Il processo riporta a dieci anni fa, quando l’estremismo islamico aveva fatto terra bruciata tra Siria e Iraq. Ishaq è cittadina svedese, ma come è avvenuto per numerosi musulmani europei, non ha esitato a partire con il marito e i figli per Raqqa, la città siriana che era il centro di comando degli islamisti, assieme a Mosul in Iraq. Nel 2015, secondo quanto verificato dalle inchieste, Ishaq aveva tenuto come schiavi sei bambini e tre donne yazide, la minoranza religiosa che gli affiliati a Daesh ritenevano “adoratori del diavolo”: in quanto tali potevano essere sterminati o ridotti alla catena. In tre anni, sono stati massacrati 5.000 yazidi, e mezzo milione sono sfollati. L’Onu ha calcolato che almeno 6.000 tra donne e bambini sono stati catturati e tenuti come schiavi.

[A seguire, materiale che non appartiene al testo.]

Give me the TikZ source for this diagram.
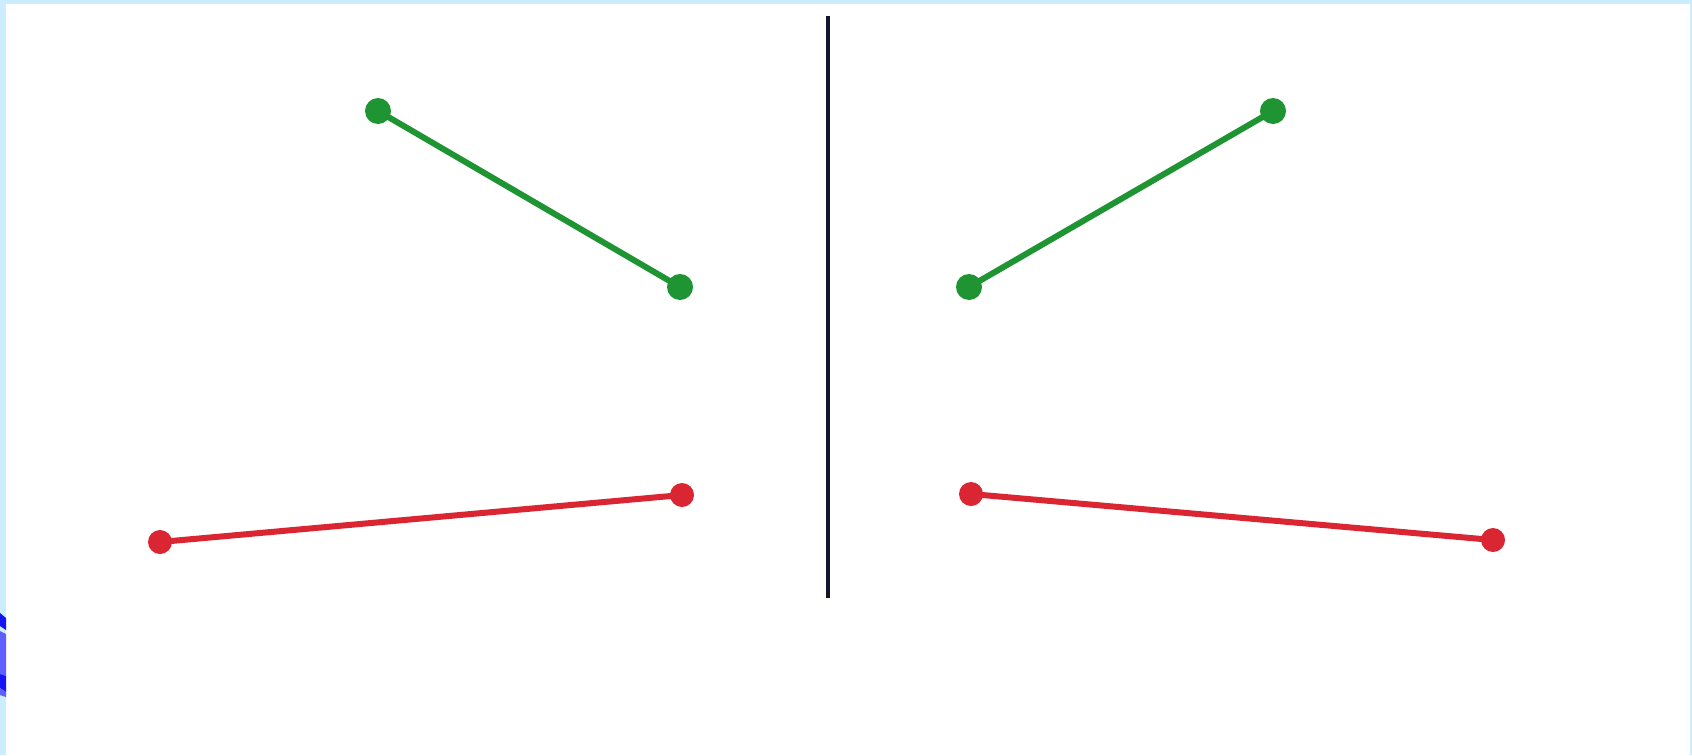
\documentclass[tikz,border=0pt]{standalone}
\definecolor{bordercol}{RGB}{204,236,255}
\definecolor{segGreen}{RGB}{30,148,50}
\definecolor{segRed}{RGB}{218,38,50}
\definecolor{axisCol}{RGB}{20,20,45}
\definecolor{blueDark}{RGB}{20,20,245}
\definecolor{blueMid}{RGB}{95,95,255}
\begin{document}
\begin{tikzpicture}[x=1pt,y=-1pt,
  gdot/.style={circle,fill=segGreen,inner sep=0pt,minimum size=26pt},
  rdot/.style={circle,fill=segRed,inner sep=0pt,minimum size=24pt},
  gseg/.style={draw=segGreen,line width=6pt},
  rseg/.style={draw=segRed,line width=6pt},
  axisline/.style={draw=axisCol,line width=4.5pt}]
\useasboundingbox (0,0) rectangle (1692,755);
\fill[bordercol] (0,0) rectangle (1692,755);
\fill[white] (6,4) rectangle (1690,755);
% blue fragment at left edge
\fill[blueDark] (0,613) -- (6,618) -- (6,630) -- (0,626) -- cycle;
\fill[blueMid] (0,631) -- (6,634) -- (6,676) -- (0,674) -- cycle;
\fill[blueDark] (0,674) -- (6,676) -- (6,692) -- (0,688) -- cycle;
\fill[blueMid] (0,688) -- (6,692) -- (6,697) -- (0,695) -- cycle;
% axis
\coordinate (axTop) at (828,16);
\coordinate (axBot) at (828,598);
\draw[axisline] (axTop) -- (axBot);
% left side
\node[gdot] (lg1) at (378,111) {};
\node[gdot] (lg2) at (680,287) {};
\node[rdot] (lr1) at (160,542) {};
\node[rdot] (lr2) at (682,495) {};
% right side
\node[gdot] (rg1) at (969,287) {};
\node[gdot] (rg2) at (1273,111) {};
\node[rdot] (rr1) at (971,494) {};
\node[rdot] (rr2) at (1493,540) {};
\draw[gseg] (lg1.center) -- (lg2.center);
\draw[rseg] (lr1.center) -- (lr2.center);
\draw[gseg] (rg1.center) -- (rg2.center);
\draw[rseg] (rr1.center) -- (rr2.center);
\end{tikzpicture}
\end{document}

La Corte d’appello è giunta alla conclusione che la svedese “condivideva l’obiettivo dell’Isis di annientare almeno parzialmente il popolo yazida, pur non avendo partecipato direttamente agli atti di violenza dello Stato islamico contro gli yazidi”. Insomma, Ishaq non imbracciò un fucile per sparare agli “eretici” ma, li costrinse a “svolgere lavori domestici, partecipare all’istruzione religiosa e pregare nel contesto del sistema di schiavitù introdotto da Daesh”, dopo che il gruppo era stato catturato nell’agosto 2014 a Sinjar, nel nord dell’Iraq. Genitori, fratelli, mariti, furono uccisi; donne e bambini schiavizzati. In seguito Ishaq li vendette ad altri affiliati. Su nove persone, otto furono liberati – uno dovette attendere sette anni – e una donna non è mai stata più ritrovata.

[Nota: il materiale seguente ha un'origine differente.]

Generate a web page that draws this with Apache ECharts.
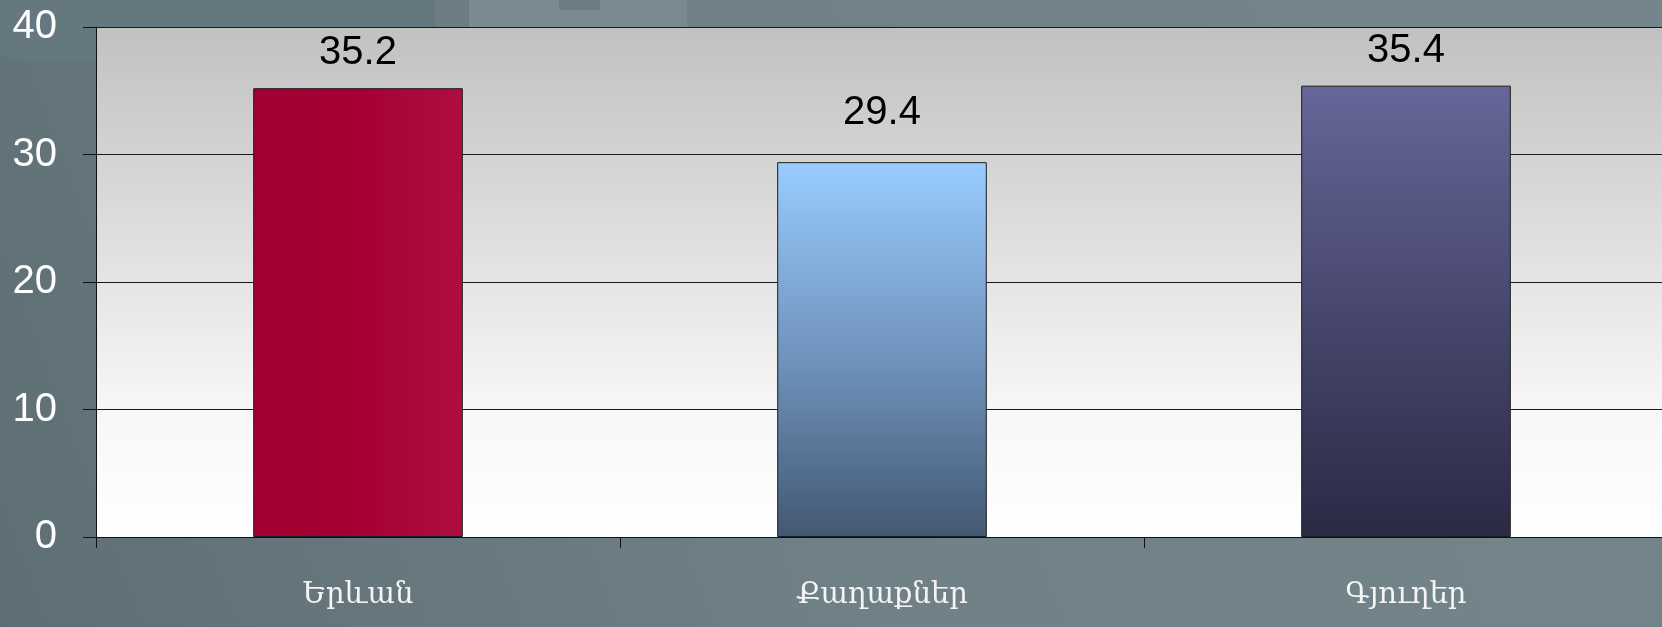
<!DOCTYPE html>
<html>
    <head>
        <meta charset="utf-8">
        <title>Բնակչություն</title>
        <script src="https://cdn.jsdelivr.net/npm/echarts@6/dist/echarts.min.js"></script>
        <style>
            html, body { margin: 0; padding: 0; background: #6f8187; overflow: hidden; }
        </style>
    </head>
    <body>
        <!-- plot runs a few pixels past the right edge, as in the slide -->
        <div id="main" style="width:1668px;height:627px;"></div>
        <script type="text/javascript">
            var categories = ['Երևան', 'Քաղաքներ', 'Գյուղեր'];
            var values = [35.2, 29.4, 35.4];
            var yTicks = [0, 10, 20, 30, 40];

            // bar fills, one per category
            var barFills = [
                new echarts.graphic.LinearGradient(0, 0, 1, 0, [
                    { offset: 0, color: '#a20032' },
                    { offset: 0.5, color: '#a50034' },
                    { offset: 1, color: '#ae0e3f' }
                ]),
                new echarts.graphic.LinearGradient(0, 0, 0, 1, [
                    { offset: 0, color: '#99ccff' },
                    { offset: 0.55, color: '#6d90b8' },
                    { offset: 1, color: '#435873' }
                ]),
                new echarts.graphic.LinearGradient(0, 0, 0, 1, [
                    { offset: 0, color: '#666699' },
                    { offset: 0.55, color: '#44446a' },
                    { offset: 1, color: '#2b2a44' }
                ])
            ];
            var labelGap = [15, 29, 15];

            var mychart = echarts.init(document.getElementById('main'));
            var option = {
                backgroundColor: new echarts.graphic.LinearGradient(0, 1, 1, 0, [
                    { offset: 0, color: '#5d6e75' },
                    { offset: 0.45, color: '#6f8187' },
                    { offset: 1, color: '#74868c' }
                ]),
                animation: false,
                graphic: [
                    {   // darker rounded shape top-left
                        type: 'rect', z: -10, silent: true,
                        shape: { x: -20, y: -60, width: 455, height: 120, r: 40 },
                        style: { fill: '#66787f' }
                    },
                    {
                        type: 'rect', z: -10, silent: true,
                        shape: { x: 469, y: 0, width: 218, height: 40 },
                        style: { fill: '#798b91' }
                    },
                    {
                        type: 'rect', z: -9, silent: true,
                        shape: { x: 559, y: 0, width: 41, height: 10 },
                        style: { fill: '#6c7e84' }
                    }
                ],
                grid: {
                    left: 96,
                    right: 0,
                    top: 27,
                    bottom: 90,
                    show: true,
                    borderWidth: 0,
                    backgroundColor: new echarts.graphic.LinearGradient(0, 0, 0, 1, [
                        { offset: 0, color: '#c1c1c1' },
                        { offset: 0.5, color: '#e5e5e5' },
                        { offset: 0.75, color: '#f7f7f7' },
                        { offset: 1, color: '#ffffff' }
                    ])
                },
                xAxis: {
                    type: 'category',
                    data: categories,
                    axisLine: { lineStyle: { color: '#111', width: 1 } },
                    axisTick: { show: true, length: 11, lineStyle: { color: '#111' } },
                    axisLabel: {
                        color: '#f4f4f4',
                        fontSize: 29,
                        fontFamily: 'DejaVu Serif',
                        margin: 44
                    }
                },
                yAxis: {
                    type: 'value',
                    min: yTicks[0],
                    max: yTicks[yTicks.length - 1],
                    interval: 10,
                    axisLine: { show: true, lineStyle: { color: '#111', width: 1 } },
                    axisTick: { show: true, length: 13, lineStyle: { color: '#111' } },
                    splitLine: { lineStyle: { color: '#1a1a1a', width: 1 } },
                    axisLabel: {
                        color: '#ffffff',
                        fontSize: 40,
                        fontFamily: 'Liberation Sans, Arial',
                        margin: 39
                    }
                },
                series: [
                    {
                        type: 'bar',
                        barWidth: '40%',
                        data: values.map(function (v, i) {
                            return {
                                value: v,
                                itemStyle: { color: barFills[i] },
                                label: { distance: labelGap[i] }
                            };
                        }),
                        itemStyle: { borderColor: '#1c1c1c', borderWidth: 1 },
                        label: {
                            show: true,
                            position: 'top',
                            color: '#000',
                            fontSize: 40,
                            fontFamily: 'Liberation Sans, Arial'
                        }
                    }
                ]
            };
            mychart.setOption(option);
        </script>
    </body>
</html>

Quando le cose per l’Isis si misero male, Ishaq nel 2017 scappò in Turchia. Ma fu individuata, e nel 2020 fu estradata in Svezia; era da sola, il marito e il figlio, che aveva compiuto 16 anni, erano morti per imporre la Sharia con la violenza; proprio per la morte del minorenne, nel 2022, la donna era stata condannata a sei anni di carcere. Nel 2024 la nuova incriminazione per le atrocità sugli yazidi. Il procuratore aveva chiesto per Ishaq l’ergastolo, ma, come scrive la Corte d’Appello nella sentenza, il carcere a vita è previsto solo per coloro che nell’Isis avevano avuto ruoli di comando o avevano partecipato in prima persona ai massacri. Il processo è stato molto seguito: in Svezia risiedono circa 6.000 yazidi, e la ferita che ha inflitto loro l’estremismo islamico è ancora aperta.